CORRELATIONS OF MORAINES BY EXPOSURE AGES (AND OTHER BEST LAID PLANS)


GOSSE, John, Earth Sciences, Dalhousie University, Halifax, NS B3J 3J5, Canada, KLEIN, Jeff, Physics, Univ of Pennsylvania, 109 South Street, Philadelphia, PA 19104, DAVIS, P. Thompson, Department of Natural & Applied Sciences, Bentley University, 175 Forest St, Waltham, MA 02452-4705, EVENSON, Edward B., Department of Earth and Environmental Sciences, Lehigh Univ, Bethlehem, PA 18015, GRAY, James T., Geographie, Universitie de Montreal, Montreal, QC, Canada and MACDONALD, Fiona H., Earth Sciences, Dalhousie Univ, Halifax, NS B3J 3J5, Canada, jcgosse@is.dal.ca

Cosmogenic 10Be ages on boulders measured in 1992-1994 (n=9 + 1 outlier) from the inner Titcomb Lakes moraine, Wind River Mountains, Wyoming yield a weighted mean of 12.1 +/- 1.1 (2s) (10Be) ka. The mean age increases and uncertainty significantly improves to 12.5 +/- 0.8 (2s) (10Be) ka when the estimated effects of boulder geometry are taken into consideration (Masarik et al., 2000, NIM-B 786-789). This Titcomb Lakes moraine age is supported by plant macrofossils collected from sediments in the lakes above and below the moraine (Davis, P.T. et al., this meeting), and by additional exposure ages on boulders and bedrock surfaces below and above the Titcomb Lakes moraine. Similar precisions for similar exposure durations have been attained by others (e.g. the Swiss Alps, Ivy-Ochs et al., 1999, Geografiska Ann., 313-323). Palynology on a core from the lower Titcomb Lake suggests that climate was drier and perhaps cooler prior to 11.4 +/- 1.1 cal ka. We have concluded that the inner Titcomb Lakes moraine was formed synchronously with the Younger Dryas chron as dated from the Greenland ice cores and many European records. Based on the exposure ages alone, we cannot preclude the possibility that the inner Titcomb Lakes moraine was deposited during the shorter-lived Older Dryas event. This is also true for late glacial boulders in Labrador, Canada exposure dated at 12.9 +/- 2.1 2s (10Be) ka and a single age on a moraine in the Rio Atuel, Argentina.

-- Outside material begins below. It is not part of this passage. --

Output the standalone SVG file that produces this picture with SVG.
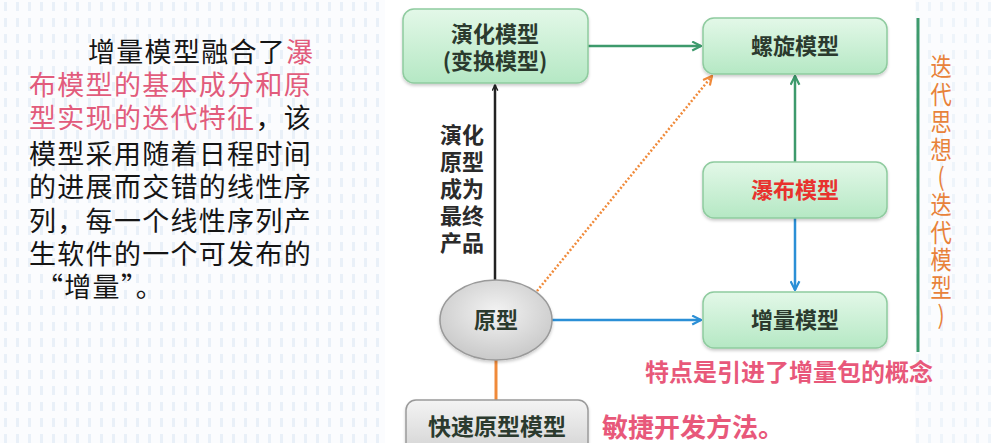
<svg xmlns="http://www.w3.org/2000/svg" width="991" height="443" viewBox="0 0 991 443">
<style>
.t{font-family:"Noto Sans CJK SC","Noto Sans",sans-serif}
.para{font-size:27px;letter-spacing:1.3px;fill:#151515}
.pink{fill:#e25c7c}
.node{font-size:22px;font-weight:bold;fill:#2b3a2e;text-anchor:middle}
.gbox{fill:url(#gg);stroke:#8fcb9f;stroke-width:1.5}
.side{font-size:25px;fill:#e8823a;writing-mode:vertical-rl;text-orientation:upright;letter-spacing:2.6px}
.lbl{font-size:22px;font-weight:bold;fill:#2b2b2b}
.note{font-weight:bold;fill:#e8587a}
</style>
<defs>
<linearGradient id="gg" x1="0" y1="0" x2="0" y2="1"><stop offset="0" stop-color="#e3f8e8"/><stop offset="1" stop-color="#b5e8c4"/></linearGradient>
<linearGradient id="grey" x1="0" y1="0" x2="0" y2="1"><stop offset="0" stop-color="#f4f4f4"/><stop offset="1" stop-color="#cfcfcf"/></linearGradient>
<radialGradient id="ell" cx="0.5" cy="0.4" r="0.6"><stop offset="0" stop-color="#f3f3f3"/><stop offset="1" stop-color="#c9c9c9"/></radialGradient>
<filter id="sh" x="-10%" y="-10%" width="120%" height="130%"><feDropShadow dx="0" dy="2" stdDeviation="1.5" flood-color="#000" flood-opacity="0.2"/></filter>
<pattern id="dots" width="12" height="16" patternUnits="userSpaceOnUse"><rect x="4" y="2" width="3" height="9" fill="#e9f0f8"/></pattern>
<marker id="aK" viewBox="0 0 10 10" refX="9" refY="5" markerWidth="7" markerHeight="7" orient="auto-start-reverse" markerUnits="userSpaceOnUse"><path d="M1,1 L9,5 L1,9" fill="none" stroke="#222" stroke-width="2"/></marker>
<marker id="aG" viewBox="0 0 10 10" refX="9" refY="5" markerWidth="11" markerHeight="11" orient="auto" markerUnits="userSpaceOnUse"><path d="M1,1 L9,5 L1,9" fill="none" stroke="#3d9a6c" stroke-width="2"/></marker>
<marker id="aB" viewBox="0 0 10 10" refX="9" refY="5" markerWidth="11" markerHeight="11" orient="auto" markerUnits="userSpaceOnUse"><path d="M1,1 L9,5 L1,9" fill="none" stroke="#2b8fd6" stroke-width="2"/></marker>
<marker id="aO" viewBox="0 0 10 10" refX="9" refY="5" markerWidth="11" markerHeight="11" orient="auto" markerUnits="userSpaceOnUse"><path d="M1,1 L9,5 L1,9" fill="none" stroke="#f08a3a" stroke-width="2"/></marker>
</defs>
<rect width="991" height="443" fill="#fbfcfe"/>
<rect x="0" y="0" width="385" height="443" fill="url(#dots)"/>
<rect x="915" y="0" width="76" height="443" fill="url(#dots)" opacity="0.7"/>
<rect x="385" y="0" width="530" height="443" fill="#ffffff"/>

<g id="paragraph" class="t para">
<text x="88" y="62">增量模型融合了<tspan class="pink">瀑</tspan></text>
<text x="29" y="95" class="pink">布模型的基本成分和原</text>
<text x="29" y="128"><tspan class="pink">型实现的迭代特征</tspan>，该</text>
<text x="29" y="164">模型采用随着日程时间</text>
<text x="29" y="197">的进展而交错的线性序</text>
<text x="29" y="231">列，每一个线性序列产</text>
<text x="29" y="264">生软件的一个可发布的</text>
<text x="36" y="297">“增量”。</text>
</g>

<g id="connectors" fill="none">
<line x1="495" y1="280" x2="495" y2="85" stroke="#222" stroke-width="2.5" marker-end="url(#aK)"/>
<line x1="588" y1="46" x2="701" y2="46" stroke="#3d9a6c" stroke-width="2.5" marker-end="url(#aG)"/>
<line x1="537" y1="291" x2="712" y2="76" stroke="#f08a3a" stroke-width="2.5" stroke-dasharray="2,2" marker-end="url(#aO)"/>
<line x1="552" y1="320" x2="701" y2="320" stroke="#2b8fd6" stroke-width="2.5" marker-end="url(#aB)"/>
<line x1="795" y1="162" x2="795" y2="76" stroke="#3d9a6c" stroke-width="2.5" marker-end="url(#aG)"/>
<line x1="795" y1="218" x2="795" y2="290" stroke="#2b8fd6" stroke-width="2.5" marker-end="url(#aB)"/>
<line x1="496" y1="360" x2="496" y2="400" stroke="#f08a3a" stroke-width="3"/>
</g>

<g id="evolution" class="t">
<rect x="403" y="9" width="185" height="74" rx="11" class="gbox" filter="url(#sh)"/>
<text x="495" y="42" class="node">演化模型</text>
<text x="495" y="69" class="node">(变换模型)</text>
</g>

<g id="spiral" class="t">
<rect x="703" y="18" width="184" height="56" rx="11" class="gbox" filter="url(#sh)"/>
<text x="795" y="54" class="node">螺旋模型</text>
</g>

<g id="waterfall" class="t">
<rect x="703" y="162" width="184" height="56" rx="11" class="gbox" filter="url(#sh)"/>
<text x="795" y="198" class="node" style="fill:#e8322e">瀑布模型</text>
</g>

<g id="incremental" class="t">
<rect x="703" y="292" width="184" height="56" rx="11" class="gbox" filter="url(#sh)"/>
<text x="795" y="328" class="node">增量模型</text>
</g>

<g id="prototype" class="t">
<ellipse cx="496" cy="320" rx="56" ry="40" fill="url(#ell)" stroke="#9a9a9a" stroke-width="1.5" filter="url(#sh)"/>
<text x="496" y="328" class="node">原型</text>
</g>

<g id="rapid" class="t">
<rect x="406" y="400" width="182" height="60" rx="10" fill="url(#grey)" stroke="#9a9a9a" stroke-width="1.5" filter="url(#sh)"/>
<text x="497" y="435" class="node" style="font-size:23px">快速原型模型</text>
</g>

<g id="edge-label" class="t lbl">
<text x="440" y="143">演化<tspan x="440" dy="27">原型</tspan><tspan x="440" dy="27">成为</tspan><tspan x="440" dy="27">最终</tspan><tspan x="440" dy="27">产品</tspan></text>
</g>

<g id="iteration" class="t">
<line x1="918" y1="18" x2="918" y2="352" stroke="#3d9a6c" stroke-width="3"/>
<text class="side" transform="translate(941,54) scale(0.85,1)" x="0" y="0">迭代思想(迭代模型)</text>
</g>

<g id="notes" class="t note">
<text x="645" y="381" style="font-size:24px">特点是引进了增量包的概念</text>
<text x="602" y="437" style="font-size:26px">敏捷开发方法。</text>
</g>
</svg>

We can confidently distinguish these glacial records from pre-Older Dryas events, and after the decade of improvements since 1994 we may be able to resolve ages with 1800 to 2000 year time lags (e.g. as hypothesised between the North Atlantic and high latitude southern hemisphere). We have recently achieved similar precisions on boulders near Peggy’s Cove, Nova Scotia which date to 15.9 +/- 1.3 2s (10Be) ka. Unfortunately these precisions worsen with exposure duration due to boulder weathering, and other factors such as the duration of moraine deposition (e.g. ca. 5 kyr for the Pinedale terminal).